The Long Goodbye (Aniel Karia)
Riz Ahmed stars in director Aniel Karia’s bracing dystopian short The Long Goodbye. The film begins as a warm, authentic picture of family life. Dance, laughter, and music suffuse the household while siblings have petty squabbles over where to hang a poster. A creeping dread haunts the scene as images of protest and violence linger on a television in the periphery. This underlying tension soon gives way to jolting violence enacted by far-right white British nationalists. The film as a whole, and particularly Ahmed’s closing rap, powerfully humanises those who are still harmed and othered by British colonial violence.
Difficult (Tal Amiran)
Tal Amiran’s documentary Dafa Meti (Difficult) considers the lives of Senegalese refugees in Paris as they work to support their families by selling souvenirs underneath the Eiffel Tower. The film makes the powerful decision to conceal the faces of its subjects, instead using spaces and items as symbols for culture and identity. This anonymity underpins the isolation and marginalisation of the refugee experience and suggests that these men are only a handful of many facing such hardship.
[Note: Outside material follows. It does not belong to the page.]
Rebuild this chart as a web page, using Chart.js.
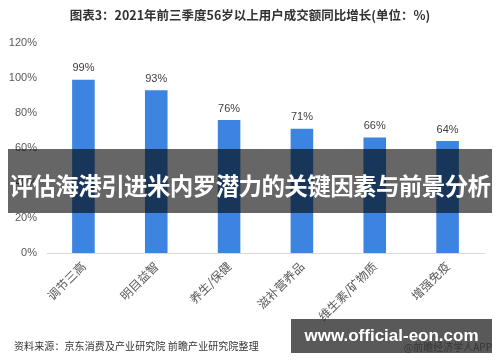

The Shift (Laura Carreira)
The Shift is an incredibly moving and deceptively simple short written and directed by Laura Carreira. It follows agency worker Anna (Anna Russell Martin) as she shops for herself and her dog, carefully choosing affordable items, often at a reduced price. This mundane shopping trip becomes an investigation of class disparity as the ease and Carreira contrasts the comfort of other shoppers with Anna’s desperation and humiliation. It does not feel like an exploitative vision of poverty, but rather, one that is sensitively judged and quietly seethes at the injustice of Anna’s plight. Martin’s central performance is raw and believable, carrying the film through to its haunting final frame.